Evaluating Evolving Agents with Evolving Benchmarks

(frontier-cs.org)

3 points | by lihanc111 9 hours ago ago

1 comments

Evolving agent systems (agents that use continual learning, memory, or context refinement) are becoming the mainstream. However, up until now, most papers show gains on only about 10 tasks, or small subsets of existing benchmarks.

The bigger issue is benchmark saturation. We highlight "circle packing" in the post as a prime example: four different recent papers (ThetaEvolve, TTT-Discover, AdaEvolve, and EvoX) all converge to the exact same ceiling (2.635983). Once multiple methods collapse to the same endpoint because they are essentially just wrapping the same SLSQP Python script, the benchmark stops measuring open-ended improvement.

To fix the evaluation gap, we built Frontier-CS. It consists of 172 algorithmic tasks and 68 research tasks, designed by ICPC World Finalists and CS PhDs.
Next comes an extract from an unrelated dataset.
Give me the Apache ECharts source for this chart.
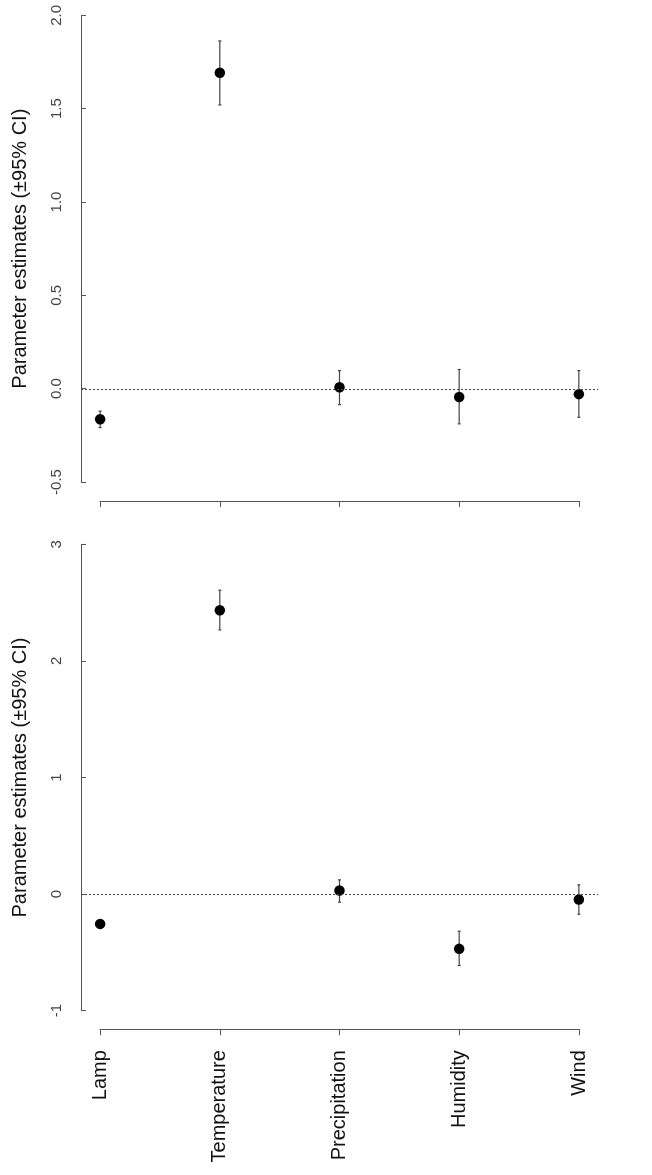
<!DOCTYPE html>
<html>
<head>
<meta charset="utf-8">
<script src="https://cdn.jsdelivr.net/npm/echarts@6/dist/echarts.min.js"></script>
<style>
html,body{margin:0;padding:0;background:#fff;}
#chart{width:652px;height:1175px;}
</style>
</head>
<body>
<div id="chart"></div>
<script>
const categories = ['Lamp', 'Temperature', 'Precipitation', 'Humidity', 'Wind'];
const topEst  = [-0.162, 1.692, 0.009, -0.043, -0.028];
const topLow  = [-0.207, 1.520, -0.084, -0.187, -0.152];
const topHigh = [-0.119, 1.863, 0.098, 0.104, 0.098];
const botEst  = [-0.256, 2.434, 0.030, -0.470, -0.047];
const botLow  = [-0.293, 2.266, -0.070, -0.613, -0.173];
const botHigh = [-0.219, 2.606, 0.122, -0.319, 0.079];
const topYTicks = { min: -0.5, max: 2.0, step: 0.5 };
const botYTicks = { min: -1, max: 3, step: 1 };
const yTitle = 'Parameter estimates (\u00b195% CI)';

const FONT = 'Liberation Sans, Arial, Helvetica, sans-serif';
const AX = '#555';

const chart = echarts.init(document.getElementById('chart'), null, {renderer: 'canvas'});

function errRender(params, api) {
  const x = api.value(0);
  const p1 = api.coord([x, api.value(1)]);
  const p2 = api.coord([x, api.value(2)]);
  const c = 1.5;
  const st = {stroke: '#444', lineWidth: 1.2};
  return {
    type: 'group',
    children: [
      {type: 'line', shape: {x1: p1[0], y1: p1[1], x2: p2[0], y2: p2[1]}, style: st},
      {type: 'line', shape: {x1: p1[0] - c, y1: p1[1], x2: p1[0] + c, y2: p1[1]}, style: st},
      {type: 'line', shape: {x1: p2[0] - c, y1: p2[1], x2: p2[0] + c, y2: p2[1]}, style: st}
    ]
  };
}

function dataY(t) { // data grid extends 4% below last tick (R style)
  return {type: 'value', show: false, min: t.min - 0.04 * (t.max - t.min), max: t.max};
}

function yAxisShown(grid, t, fmt) {
  return {type: 'value', gridIndex: grid, min: t.min, max: t.max, interval: t.step,
    offset: 19, position: 'left',
    name: yTitle, nameLocation: 'middle', nameRotate: 90, nameGap: 51,
    nameTextStyle: {fontSize: 20, color: '#111', fontFamily: FONT},
    axisLine: {show: true, onZero: false, lineStyle: {color: AX, width: 1}},
    axisTick: {show: true, inside: true, length: 5, lineStyle: {color: AX}},
    axisLabel: {rotate: 90, margin: 17, fontSize: 15, color: '#444', fontFamily: FONT, formatter: fmt},
    splitLine: {show: false}};
}

function xAxisShown(grid, off, labels) {
  return {type: 'value', gridIndex: grid, min: 1, max: 5, interval: 1, offset: off, position: 'bottom',
    axisLine: {show: true, onZero: false, lineStyle: {color: AX, width: 1}},
    axisTick: {show: true, length: 6, lineStyle: {color: AX}},
    axisLabel: {show: labels, rotate: 90, margin: 21, fontSize: 20, color: '#111', fontFamily: FONT,
      formatter: v => categories[Math.round(v) - 1] || ''},
    splitLine: {show: false}};
}

const option = {
  animation: false,
  backgroundColor: '#fff',
  textStyle: {fontFamily: FONT},
  grid: [
    {left: 81, width: 517, top: 15.3, height: 485.7},
    {left: 100, width: 479, top: 15.3, height: 466.7},
    {left: 81, width: 517, top: 544.3, height: 485},
    {left: 100, width: 479, top: 544.3, height: 466.4}
  ],
  xAxis: [
    {type: 'value', gridIndex: 0, show: false, min: 0.84, max: 5.16},
    xAxisShown(1, 19, false),
    {type: 'value', gridIndex: 2, show: false, min: 0.84, max: 5.16},
    xAxisShown(3, 18.5, true)
  ],
  yAxis: [
    Object.assign(dataY(topYTicks), {gridIndex: 0}),
    yAxisShown(1, topYTicks, v => v.toFixed(1)),
    Object.assign(dataY(botYTicks), {gridIndex: 2}),
    yAxisShown(3, botYTicks, v => String(Math.round(v)))
  ],
  series: [
    {type: 'custom', xAxisIndex: 0, yAxisIndex: 0, renderItem: errRender,
     data: topEst.map((v, i) => [i + 1, topLow[i], topHigh[i]]), encode: {x: 0, y: [1, 2]}, z: 2,
     markLine: {silent: true, symbol: 'none', label: {show: false},
       lineStyle: {type: [2, 2], color: '#444', width: 1}, data: [{yAxis: 0}]}},
    {type: 'scatter', xAxisIndex: 0, yAxisIndex: 0, symbol: 'circle', symbolSize: 10.5,
     itemStyle: {color: '#000', opacity: 1}, data: topEst.map((v, i) => [i + 1, v]), z: 3},
    {type: 'custom', xAxisIndex: 2, yAxisIndex: 2, renderItem: errRender,
     data: botEst.map((v, i) => [i + 1, botLow[i], botHigh[i]]), encode: {x: 0, y: [1, 2]}, z: 2,
     markLine: {silent: true, symbol: 'none', label: {show: false},
       lineStyle: {type: [2, 2], color: '#444', width: 1}, data: [{yAxis: 0}]}},
    {type: 'scatter', xAxisIndex: 2, yAxisIndex: 2, symbol: 'circle', symbolSize: 10.5,
     itemStyle: {color: '#000', opacity: 1}, data: botEst.map((v, i) => [i + 1, v]), z: 3}
  ]
};
chart.setOption(option);
</script>
</body>
</html>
Our main goal was to create environments with massive search spaces that require actual information-efficient exploration and long-horizon reasoning (like our hidden Permutation task), while still keeping the scoring 100% deterministic so we don't have to rely on "LLM-as-a-judge." SkyDiscover is already using this for 200+ task benchmark suites to get much cleaner, less noisy data on agent performance.